EUPHORIC///HEARTBREAK\\ sees Glasvegas move away from their roots. Lead single, 'Euphoria, Take My Hand', is an unfortunate distillation of Glasvegas at their worst; U2-lite anthemics, exaggerated vocal quivering and the clumsiest of lyrical hooks. Thankfully the album's opening tracks proves this to be the exception rather than the rule. 'Pain Pain, Never Again' is merely an intro and the eerie synth mist which shrouds the mutterings of James Allan and French-speaking friend are blown away by the crashing drums of 'The World Is Yours', now a more dynamic attribute in the hands of new sticks-lady Jonna Löfgren. The song itself is no less bombastic than than 'Euphoria, Take My Hand', but is an altogether more muscular beast and the soaring chorus is a perfectly elevated platform for the scope of Allan's romantic declarations “If I'm your world, then the world is yours”. There's one particularly thrilling moment where a passage of stilted needling guitar shoots into the stratosphere as Allan confesses “You don't need me as much as I need you”. It's this blend of gloom and joy that renders the album title so appropriate.
A formula of grounded-verse/soaring-chorus is quickly established in the record's first-half. Fortunately Glasvegas prove themselves adept at it and while their sonic palette is expanded a little by greater use of synths, their directness avoiding the bloat that plagued their début. Skyscrapingly gloomy romanticism is again potent on the relentless pound of 'You', a pleasant melange of shimmering keyboards and tremolo'd guitars on the one word chorus acting as an antidote to the sinister murmurs of the verses. The bleep infested electro-rock of 'Shine Like Stars' is has a lyrically vacuous chorus, but momentum shifts and the gnawing pensiveness of the guitar hooks make the song memorable. Of the big songs only 'Dream Dream Dreaming' winds up forgettably.
Synths are mainly used for atmospheric backing, but on two tracks they take the fore. 'Whatever Hurts You Through The Night' is a gorgeous slow-motion synth ballad that could have been on the soundtrack to Pretty In Pink and bears a strong resemblance to M83. Given their propensity for sentimentality it's a sound that suits Glasvegas well even if it continues their trend of looking backward for inspiration. Likewise 'I Feel Wrong (Homosexuality Pt.1)', takes this sound a step further adding burbling synth bass and a bit of wobble and echo to the floor tom and tambourine beat. Despite these additions it's an altogether more spacious arrangement with a rare show of restraint that befits the self-doubting tone of lyrics.
'Stronger Than Dirt (Homosexuality Pt.2)' actually precedes Pt.1 which couples downtrodden verses of downstroke guitars with defiant choruses. It's an admirably brave move for a group who, thanks to their early success, have a fanbase including a pretty large 'laddish' contingent, but more importantly Allan approaches the subject sensitively and without condescension.
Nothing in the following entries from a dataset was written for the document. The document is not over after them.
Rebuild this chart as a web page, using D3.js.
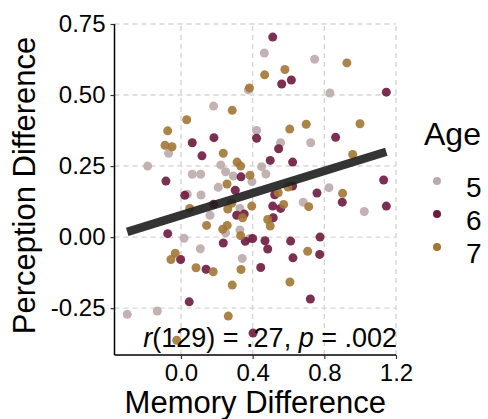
<!DOCTYPE html>
<html>
<head>
<meta charset="utf-8">
<script src="https://cdn.jsdelivr.net/npm/d3@7"></script>
<style>
  body { margin: 0; background: #fff; }
  text { font-family: "Liberation Sans", Arial, sans-serif; fill: #000; }
</style>
</head>
<body>
<svg id="chart"></svg>
<script>
// age groups shown in the legend
const ages = ["5", "6", "7"];
const ageColors = ["#bcaaab", "#6e1a3e", "#a27735"];

// [memory difference, perception difference] per child
const age5 = [
  [0.376, 0.518], [0.182, 0.461], [0.422, 0.375], [-0.069, 0.295], [-0.186, 0.250],
  [0.222, 0.254], [0.249, 0.230], [0.063, 0.221], [0.110, 0.221], [0.292, 0.215],
  [0.465, 0.648], [0.746, 0.626], [0.831, 0.507], [0.556, 0.332], [0.724, 0.332],
  [0.450, 0.248], [0.474, 0.222], [0.826, 0.174], [1.023, 0.090], [0.682, 0.123],
  [0.396, 0.195], [0.035, 0.151], [0.112, 0.148], [0.208, 0.175], [0.162, 0.077],
  [0.329, 0.101], [0.249, 0.015], [0.329, 0.025], [0.385, -0.005], [0.017, -0.004],
  [0.108, -0.041], [0.342, -0.075], [-0.300, -0.272], [-0.132, -0.260]
];
const age6 = [
  [0.422, 0.348], [0.184, 0.350], [0.063, 0.332], [0.117, 0.286], [0.335, 0.212],
  [-0.084, 0.197], [0.512, 0.704], [0.562, 0.539], [0.616, 0.553], [1.146, 0.510],
  [0.863, 0.351], [0.545, 0.311], [0.498, 0.270], [0.623, 0.264], [1.131, 0.201],
  [0.900, 0.123], [1.146, 0.109], [0.759, 0.155], [0.623, 0.180], [0.556, 0.101],
  [0.512, 0.109], [0.523, 0.149], [0.515, 0.068], [0.400, -0.005], [0.469, -0.013],
  [0.484, -0.042], [0.612, -0.014], [0.776, 0.000], [0.774, -0.061], [0.625, -0.073],
  [0.445, -0.107], [0.722, -0.218], [0.402, -0.338], [0.021, 0.147], [0.303, 0.165],
  [0.182, 0.116], [0.311, 0.077], [0.353, 0.081], [0.236, -0.021], [0.359, -0.015],
  [-0.074, 0.012], [-0.002, -0.079], [0.140, -0.113], [0.046, -0.228]
];
const age7 = [
  [0.382, 0.525], [0.286, 0.446], [0.032, 0.413], [-0.074, 0.374], [-0.089, 0.323],
  [-0.050, 0.318], [0.236, 0.295], [0.313, 0.264], [0.333, 0.250], [0.385, 0.218],
  [0.926, 0.613], [0.467, 0.571], [0.580, 0.590], [0.607, 0.380], [0.699, 0.397],
  [0.999, 0.399], [0.958, 0.291], [0.902, 0.154], [0.713, 0.107], [0.573, 0.115],
  [0.543, 0.156], [0.484, 0.062], [0.498, 0.039], [0.395, 0.109], [0.707, -0.050],
  [0.608, -0.158], [0.257, 0.187], [0.049, 0.101], [0.143, 0.041], [0.261, 0.099],
  [0.283, 0.119], [0.344, 0.068], [0.258, 0.041], [0.233, 0.028], [0.333, 0.005],
  [-0.032, -0.057], [-0.056, -0.079], [0.084, -0.108], [0.180, -0.122], [0.335, -0.114],
  [0.286, -0.169], [0.264, -0.278], [-0.024, -0.363], [0.597, 0.176]
];

// fitted line: intercept, slope, x range
const fitIntercept = 0.077;
const fitSlope = 0.195;
const fitRange = [-0.300, 1.146];

const xTicks = [0.0, 0.4, 0.8, 1.2];
const yTicks = [-0.25, 0.0, 0.25, 0.50, 0.75];
const statLabel = ["r", "(129) = .27, ", "p", " = .002"];

const width = 488;
const height = 419;
const margin = {top: 24, left: 114.5, right: 92, bottom: 64};

const svg = d3.select("#chart")
  .attr("width", width)
  .attr("height", height);

const x = d3.scaleLinear()
  .domain([-0.371, 1.2])
  .range([margin.left, width - margin.right]);
const y = d3.scaleLinear()
  .domain([-0.415, 0.75])
  .range([height - margin.bottom, margin.top]);
const color = d3.scaleOrdinal().domain(ages).range(ageColors);

// plain hyphen for negatives, like the original
const fmt = f => d => d3.format(f)(d).replace("\u2212", "-");

// dashed grid
const grid = svg.append("g").attr("stroke", "#d6d6d6").attr("stroke-width", 1.4)
  .attr("stroke-dasharray", "5,4");
grid.selectAll(".gx").data(xTicks).enter().append("line")
  .attr("x1", d => x(d)).attr("x2", d => x(d))
  .attr("y1", y.range()[0]).attr("y2", y.range()[1]);
grid.selectAll(".gy").data(yTicks).enter().append("line")
  .attr("y1", d => y(d)).attr("y2", d => y(d))
  .attr("x1", x.range()[0]).attr("x2", x.range()[1]);

// points
const groups = [age5, age6, age7];
groups.forEach((pts, i) => {
  svg.append("g").selectAll("circle").data(pts).enter().append("circle")
    .attr("cx", d => x(d[0]))
    .attr("cy", d => y(d[1]))
    .attr("r", 4.5)
    .attr("fill", color(ages[i]))
    .attr("fill-opacity", 0.9);
});

// regression line
svg.append("line")
  .attr("x1", x(fitRange[0])).attr("y1", y(fitIntercept + fitSlope * fitRange[0]))
  .attr("x2", x(fitRange[1])).attr("y2", y(fitIntercept + fitSlope * fitRange[1]))
  .attr("stroke", "#1e1e1e")
  .attr("stroke-opacity", 0.9)
  .attr("stroke-width", 8.5);

// axes
const xAxis = svg.append("g")
  .attr("transform", `translate(0,${y.range()[0]})`)
  .call(d3.axisBottom(x).tickValues(xTicks).tickFormat(fmt(".1f")).tickSizeOuter(0).tickSize(4).tickPadding(5));
const yAxis = svg.append("g")
  .attr("transform", `translate(${x.range()[0]},0)`)
  .call(d3.axisLeft(y).tickValues(yTicks).tickFormat(fmt(".2f")).tickSizeOuter(0).tickSize(4).tickPadding(5));
[xAxis, yAxis].forEach(a => {
  a.select(".domain").attr("stroke", "#000").attr("stroke-width", 1.5);
  a.selectAll(".tick line").attr("stroke", "#333").attr("stroke-width", 1.2);
  a.selectAll(".tick text").attr("font-size", 24).attr("fill", "#1a1a1a")
    .attr("font-family", "Liberation Sans, Arial, sans-serif");
});
// axis lines span the full panel
xAxis.select(".domain").attr("d", `M${x.range()[0]},0H${x.range()[1]}`);
yAxis.select(".domain").attr("d", `M0,${y.range()[0]}V${y.range()[1]}`);

// axis titles
svg.append("text")
  .attr("x", (x.range()[0] + x.range()[1]) / 2)
  .attr("y", 413)
  .attr("text-anchor", "middle")
  .attr("font-size", 31)
  .text("Memory Difference");
svg.append("text")
  .attr("transform", `translate(35,${(y.range()[0] + y.range()[1]) / 2 - 4}) rotate(-90)`)
  .attr("text-anchor", "middle")
  .attr("font-size", 31)
  .text("Perception Difference");

// stats annotation
const stat = svg.append("text")
  .attr("x", x.range()[1] + 1)
  .attr("y", 347)
  .attr("text-anchor", "end")
  .attr("font-size", 27);
statLabel.forEach((s, i) => {
  stat.append("tspan").attr("font-style", i % 2 === 0 ? "italic" : "normal").text(s);
});

// legend
const legend = svg.append("g");
legend.append("text")
  .attr("x", 424).attr("y", 145)
  .attr("font-size", 32)
  .text("Age");
ages.forEach((a, i) => {
  const cy = 181 + i * 33;
  legend.append("circle")
    .attr("cx", 437).attr("cy", cy).attr("r", 4)
    .attr("fill", color(a));
  legend.append("text")
    .attr("x", 466).attr("y", cy + 16)
    .attr("font-size", 28)
    .text(a);
});
</script>
</body>
</html>
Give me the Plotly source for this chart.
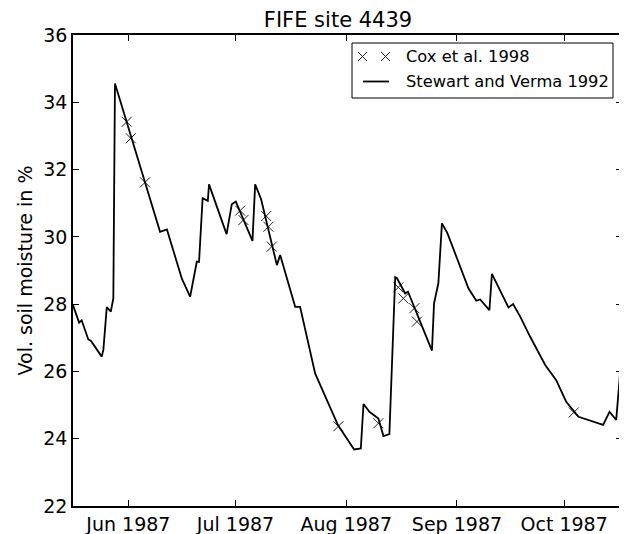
import pandas as pd
import plotly.graph_objects as go

# Stewart and Verma 1992 (continuous record)
line_dates = [
    "1987-05-16 12:00", "1987-05-18 05:00", "1987-05-18 22:00", "1987-05-20 19:00",
    "1987-05-21 12:00", "1987-05-24 13:00", "1987-05-25 00:00", "1987-05-25 23:00",
    "1987-05-27 02:00", "1987-05-27 19:00", "1987-05-28 06:00", "1987-06-09 21:00",
    "1987-06-11 19:00", "1987-06-16 00:00", "1987-06-18 07:00", "1987-06-20 04:00",
    "1987-06-20 19:00", "1987-06-21 19:00", "1987-06-23 06:00", "1987-06-23 14:00",
    "1987-06-28 12:00", "1987-06-29 23:00", "1987-07-01 02:00", "1987-07-05 18:00",
    "1987-07-06 12:00", "1987-07-08 04:00", "1987-07-12 14:00", "1987-07-13 12:00",
    "1987-07-17 17:00", "1987-07-19 02:00", "1987-07-23 07:00", "1987-07-29 17:00",
    "1987-08-03 05:00", "1987-08-05 02:00", "1987-08-05 20:00", "1987-08-07 12:00",
    "1987-08-10 00:00", "1987-08-11 10:00", "1987-08-13 02:00", "1987-08-14 17:00",
    "1987-08-15 05:00", "1987-08-17 12:00", "1987-08-18 07:00", "1987-08-25 00:00",
    "1987-08-25 14:00", "1987-08-26 19:00", "1987-08-27 19:00", "1987-08-29 07:00",
    "1987-09-04 05:00", "1987-09-06 10:00", "1987-09-07 12:00", "1987-09-10 02:00",
    "1987-09-10 19:00", "1987-09-15 10:00", "1987-09-16 17:00", "1987-09-18 17:00",
    "1987-09-21 12:00", "1987-09-25 17:00", "1987-09-28 19:00", "1987-10-01 14:00",
    "1987-10-05 01:00", "1987-10-11 22:00", "1987-10-13 17:00", "1987-10-15 14:00",
    "1987-10-16 17:00", "1987-10-17 05:00",
]
line_vals = [
    27.97, 27.45, 27.52, 26.95,
    26.91, 26.44, 26.64, 27.91,
    27.78, 28.17, 34.56, 30.15,
    30.22, 28.75, 28.22, 29.26,
    29.26, 31.15, 31.07, 31.56,
    30.08, 30.97, 31.05, 29.88,
    31.56, 31.12, 29.16, 29.46,
    27.92, 27.92, 25.94, 24.40,
    23.68, 23.71, 25.03, 24.80,
    24.60, 24.08, 24.14, 28.80,
    28.77, 28.32, 28.37, 26.62,
    28.02, 28.62, 30.40, 30.12,
    28.47, 28.10, 28.14, 27.82,
    28.90, 27.90, 28.00, 27.63,
    27.03, 26.19, 25.74, 25.10,
    24.65, 24.41, 24.80, 24.56,
    25.99, 26.30,
]

# Cox et al. 1998 (point samples)
cox_dates = [
    "1987-05-31 13:00", "1987-06-01 16:00", "1987-06-05 16:00",
    "1987-07-02 07:00", "1987-07-03 05:00", "1987-07-09 14:00",
    "1987-07-10 05:00", "1987-07-11 04:00", "1987-07-29 19:00",
    "1987-08-10 00:00", "1987-08-15 14:00", "1987-08-17 00:00",
    "1987-08-20 02:00", "1987-08-20 19:00", "1987-10-03 17:00",
]
cox_vals = [
    33.42, 32.93, 31.62,
    30.78, 30.50, 30.62,
    30.30, 29.71, 24.37,
    24.46, 28.50, 28.17,
    27.88, 27.48, 24.78,
]

x_range = ["1987-05-16 12:00", "1987-10-17 05:00"]
y_ticks = [22, 24, 26, 28, 30, 32, 34, 36]
legend_labels = ["Cox et al. 1998", "Stewart and Verma 1992"]

FONT = "DejaVu Sans"
# the page body has an 8px margin, so the figure is 8px smaller than the window
W, H = 619, 526
ML, MR, MT, MB = 65, 5, 27, 28
PW, PH = W - ML - MR, H - MT - MB


def px(x):
    # figure pixel (from plot left) -> paper x
    return x / PW


def py(y):
    # figure pixel (from plot top) -> paper y
    return 1 - y / PH


fig = go.Figure()
fig.add_trace(go.Scatter(
    x=pd.to_datetime(cox_dates), y=cox_vals,
    mode="markers", name=legend_labels[0], showlegend=False,
    marker=dict(symbol="x-thin-open", size=10, color="#222",
                line=dict(width=1, color="#222")),
))
fig.add_trace(go.Scatter(
    x=pd.to_datetime(line_dates), y=line_vals,
    mode="lines", name=legend_labels[1], showlegend=False,
    line=dict(color="black", width=1.8),
))

# matplotlib-style legend box: two crosses for the samples, a line for the record
shapes = [dict(type="rect", xref="paper", yref="paper",
               x0=px(279), x1=px(540), y0=py(63), y1=py(8),
               line=dict(color="black", width=1), fillcolor="white")]
row1, row2 = py(21.5), py(46.5)
for cx in (289.5, 312.5):
    for sgn in (1, -1):
        shapes.append(dict(type="line", xref="paper", yref="paper",
                           xsizemode="pixel", ysizemode="pixel",
                           xanchor=px(cx), yanchor=row1,
                           x0=-4.5, x1=4.5, y0=-4.5 * sgn, y1=4.5 * sgn,
                           line=dict(color="#222", width=1)))
shapes.append(dict(type="line", xref="paper", yref="paper",
                   x0=px(290), x1=px(316), y0=row2, y1=row2,
                   line=dict(color="black", width=1.8)))

annotations = [
    dict(text=t, xref="paper", yref="paper", x=px(331), y=yy,
         xanchor="left", yanchor="middle", showarrow=False,
         font=dict(family=FONT, size=16.3, color="black"))
    for t, yy in zip(legend_labels, (row1, row2))
]

axis_common = dict(
    showgrid=False, zeroline=False,
    showline=True, linecolor="black", linewidth=1.5,
    mirror="ticks", ticks="inside", ticklen=6, tickwidth=1, tickcolor="black",
    tickfont=dict(family=FONT, size=19, color="black"),
)

fig.update_layout(
    width=W, height=H,
    margin=dict(l=ML, r=MR, t=MT, b=MB, autoexpand=False),
    paper_bgcolor="white", plot_bgcolor="white",
    font=dict(family=FONT, color="black"),
    showlegend=False,
    shapes=shapes,
    annotations=annotations,
    title=dict(text="FIFE site 4439", x=px(265), xref="paper", xanchor="center",
               y=1 - 4 / H, yref="container", yanchor="top", pad=dict(t=0),
               font=dict(family=FONT, size=21, color="black")),
    xaxis=dict(axis_common, type="date", range=x_range,
               tick0="1987-06-01", dtick="M1", tickformat="%b %Y"),
    yaxis=dict(axis_common, range=[22, 36], tickvals=y_ticks,
               title=dict(text="Vol. soil moisture in %", standoff=6,
                          font=dict(family=FONT, size=19, color="black"))),
)

fig.write_html("out.html")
Another brave move is the decision to include a spoken word recording of Allan's mother on album closer 'Change', but it isn't quite so successful. Depending on your disposition it will either make you cringe, laugh or cry, but to these ears it's a mix of the first two. Not one for those who hated 'Stabbed' from Glasvegas. A much more satisfying way to end the record would have been steady build of penultimate track 'Lots Sometimes' a track where the plain spoken manner of Allan's lyrics pay off with their emotional directness free from the constraints of a verse/chorus form.
If their début disappointed many who saw early promise, EUPHORIC///HEARTBREAK\\\ should at very least cement Glasvegas' status as one of our most intriguing mainstream indie/rock groups and given a chance by those of a more cynical standpoint they might just find themselves enjoying the titular sensations the record promises and, for the most part, successfully delivers.